Durant les entretiens, j’essaye de ne pas trop interrompre mon invité et de laisser la personne dérouler ses idées, je suis là pour écouter, pas pour polémiquer. J’enregistre chez Nouvelles Écoutes ou dans le studio de Plink depuis maintenant quelques épisodes, c’est un soutien important pour moi tant la qualité sonore est importante.

Je ne monte quasiment pas. Il m’arrive de couper une question si je juge que ce n’est pas pertinent pour les auditeurs. J’écris une introduction que j’enregistre en sélectionnant un ou deux verbatim. J’écris le résumé de l’épisode qu’on peut retrouver sur le site et j’y liste les références intéressantes. Je fais tout cela en marge de mon travail, ce qui peut être certaines semaine un vrai défi.

Comment vois-tu la suite de Sismique ?

J’en suis à un peu plus de 500 000 écoutes uniques depuis le début. C’est encourageant mais je n’ai pas envie d’en faire mon métier. J’espère continuer tant que j’aurai des sujets à creuser et un peu de temps à y consacrer, ce qui reste la grande inconnue.

Je voudrais pouvoir interroger maintenant des personnalités pouvant apporter d’autres points de vue sur le monde de part leur culture, leur expérience, leur origine sociale. Il faut se méfier de plus en plus des biais que nous avons tous, culturels, sociaux ou autre, et il est vrai que pour le moment mes invités sont en grande majorité des hommes français, blancs et d’âge mur… Je dois remédier à cela si je veux pouvoir diversifier mes angles de vue.
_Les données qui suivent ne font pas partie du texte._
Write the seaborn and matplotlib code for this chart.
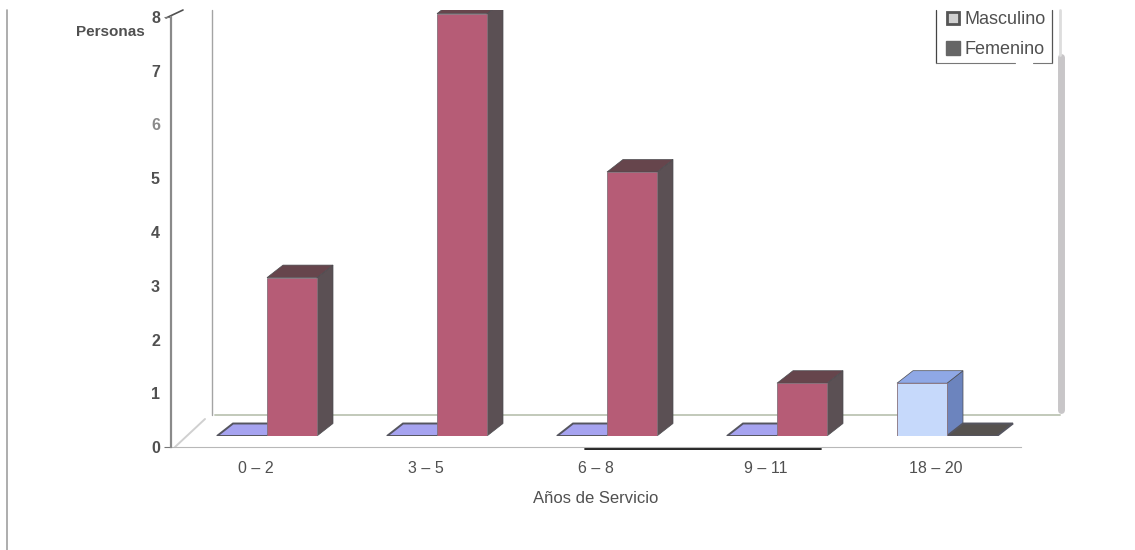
#scan of a 3D-looking bar chart, side faces are added by hand on top of seaborn bars
import pandas as pd
import matplotlib
matplotlib.use("Agg")
import matplotlib.pyplot as plt
import seaborn as sns
from matplotlib.lines import Line2D
from matplotlib.patches import Polygon
from matplotlib.transforms import Affine2D

categorias = ["0 – 2", "3 – 5", "6 – 8", "9 – 11", "18 – 20"]
masculino = [0, 0, 0, 0, 1]
femenino = [3, 8, 5, 1, 0]
yticks = [0, 1, 2, 3, 4, 5, 6, 7, 8]

W, H = 1135, 550
TEXTO = "#505050"
PX_POR_PERSONA = 52.8

sns.set_style("white")
plt.rcParams["font.family"] = ["Liberation Sans", "DejaVu Sans"]

df = pd.DataFrame({
    "Años": categorias * 2,
    "Sexo": ["Masculino"] * 5 + ["Femenino"] * 5,
    "Personas": masculino + femenino,
})

fig = plt.figure(figsize=(W / 100, H / 100), dpi=100)
px = Affine2D().scale(1 / W, -1 / H).translate(0, 1) + fig.transFigure


def axes_px(x0, x1, y_top, y_bottom, **kw):
    return fig.add_axes([x0 / W, 1 - y_bottom / H, (x1 - x0) / W, (y_bottom - y_top) / H], **kw)


def linea(xs, ys, color, lw=1.0, **kw):
    fig.add_artist(Line2D(xs, ys, transform=px, color=color, lw=lw, zorder=-1, **kw))


# fondo: paredes y piso
linea([212, 212], [10, 415], "#a4a4a4", 1.0)
linea([215, 1060], [415, 415], "#c2c9ba", 1.4)
linea([175, 205], [447, 419], "#d0d0d0", 1.4)
linea([1061, 1061], [57, 410], "#c8c6c8", 5)
linea([1060, 1060], [10, 55], "#dddddd", 2)
linea([7, 7], [10, 550], "#a0a0a0", 1.2)
linea([166, 183], [18, 10], "#505050", 1.2)

# ejes delanteros
ax = axes_px(171, 1021, 17, 447)
ax.patch.set_alpha(0)
ax.set_xlim(-0.5, 4.5)
ax.set_ylim(0, 8)
ax.set_xticks(range(5))
ax.set_xticklabels(categorias, fontsize=11.5, color=TEXTO)
ax.set_yticks(yticks)
ax.set_yticklabels(yticks, fontsize=11.5, color=TEXTO, fontweight="bold")
ax.tick_params(axis="y", length=5, width=0.8, color="#777777", pad=3, left=True)
ax.tick_params(axis="x", length=0, pad=10)
# en el original solo se ven las marcas de 0 y 8
for t in ax.yaxis.get_major_ticks()[1:-1]:
    t.tick1line.set_visible(False)
ax.get_yticklabels()[6].set_color("#8a8a8a")
ax.set_xlabel("Años de Servicio", fontsize=12, color=TEXTO, labelpad=11)
sns.despine(ax=ax, top=True, right=True)
ax.spines["left"].set(color="#8a8a8a", linewidth=1.6, zorder=5)
ax.spines["bottom"].set(color="#b8b8b8", linewidth=0.8, linestyle=(0, (4, 1)))
fig.text(145 / W, 1 - 32 / H, "Personas", ha="right", va="center",
         fontsize=11, fontweight="bold", color=TEXTO)
linea([585, 821], [448.5, 448.5], "#111111", 1.3)

# barras: el recorte superior esta en y=10
ax2 = axes_px(182, 1032, 10, 436)
ax2.patch.set_alpha(0)
sns.barplot(data=df, x="Años", y="Personas", hue="Sexo",
            order=categorias, hue_order=["Masculino", "Femenino"],
            palette={"Masculino": "#C6D9FB", "Femenino": "#B65C76"},
            width=100 / 170, gap=0, legend=False, ax=ax2, saturation=1,
            edgecolor="#86707a", linewidth=0.6)
ax2.set_xlim(-0.5, 4.5)
ax2.set_ylim(0, 426 / PX_POR_PERSONA)
ax2.set_axis_off()

dx = 16 / 170
dy = 12.5 / PX_POR_PERSONA
caras = {
    0: {"top": "#8FA8E6", "side": "#6C84BE", "flat": "#A6A3F0"},
    1: {"top": "#66454C", "side": "#5B5054", "flat": "#56524F"},
}
for i, cont in enumerate(ax2.containers):
    c = caras[i]
    for bar in cont:
        x0, y0 = bar.get_x(), bar.get_y()
        x1, y1 = x0 + bar.get_width(), y0 + bar.get_height()
        bar.set_zorder(4 + i * 2)
        if bar.get_height() == 0:
            bar.set_visible(False)
            ax2.add_patch(Polygon([(x0, 0), (x1, 0), (x1 + dx, dy), (x0 + dx, dy)],
                                  facecolor=c["flat"], edgecolor="#55555f", lw=1.4, zorder=3))
            continue
        ax2.add_patch(Polygon([(x1, y0), (x1 + dx, y0 + dy), (x1 + dx, y1 + dy), (x1, y1)],
                              facecolor=c["side"], edgecolor="#4c4c50", lw=0.5, zorder=3 + i * 2))
        ax2.add_patch(Polygon([(x0, y1), (x1, y1), (x1 + dx, y1 + dy), (x0 + dx, y1 + dy)],
                              facecolor=c["top"], edgecolor="#4c4c50", lw=0.5, zorder=3 + i * 2))

# leyenda, el marco queda abierto arriba como en el escaneo
handles = [
    Line2D([], [], ls="", marker="s", ms=9, mfc="#d0d0d0", mec="#555555", mew=2),
    Line2D([], [], ls="", marker="s", ms=10, mfc="#666666", mec="#666666"),
]
ax2.legend(handles, ["Masculino", "Femenino"], frameon=False, fontsize=13,
           labelcolor=TEXTO, loc="upper left", bbox_to_anchor=(938 / W, 1 - 6 / H),
           bbox_transform=fig.transFigure, borderpad=0.3, borderaxespad=0,
           handletextpad=0.05, handlelength=1.1, labelspacing=0.72)
linea([936, 936], [10, 63], "#444444", 0.9)
linea([1052, 1052], [10, 63], "#555555", 0.9)
linea([936, 1015], [63, 63], "#777777", 0.8)
linea([1033, 1052], [63, 63], "#777777", 0.8)

fig.savefig("out.png", dpi=100)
Ceci étant je ne me pose pas vraiment de contrainte, l’idée est avant tout de continuer de se faire plaisir et d’apprendre des choses, et si des auditeurs continuent de s’y retrouver, tant mieux. Il est temps en tout cas temps que je me pose pour voir quelle direction je compte donner au podcast ; tout est ouvert !

 

Merci à Julien pour sa gentillesse et sa disponibilité pour cet entretien. Je suis certain que comme moi, beaucoup d’auditeurs souhaitent que l’aventure de Sismique se poursuive. Par son format, sa densité, la qualité de ses invités et le talent de Julien, ce podcast contribue à l’essor actuel de ce média.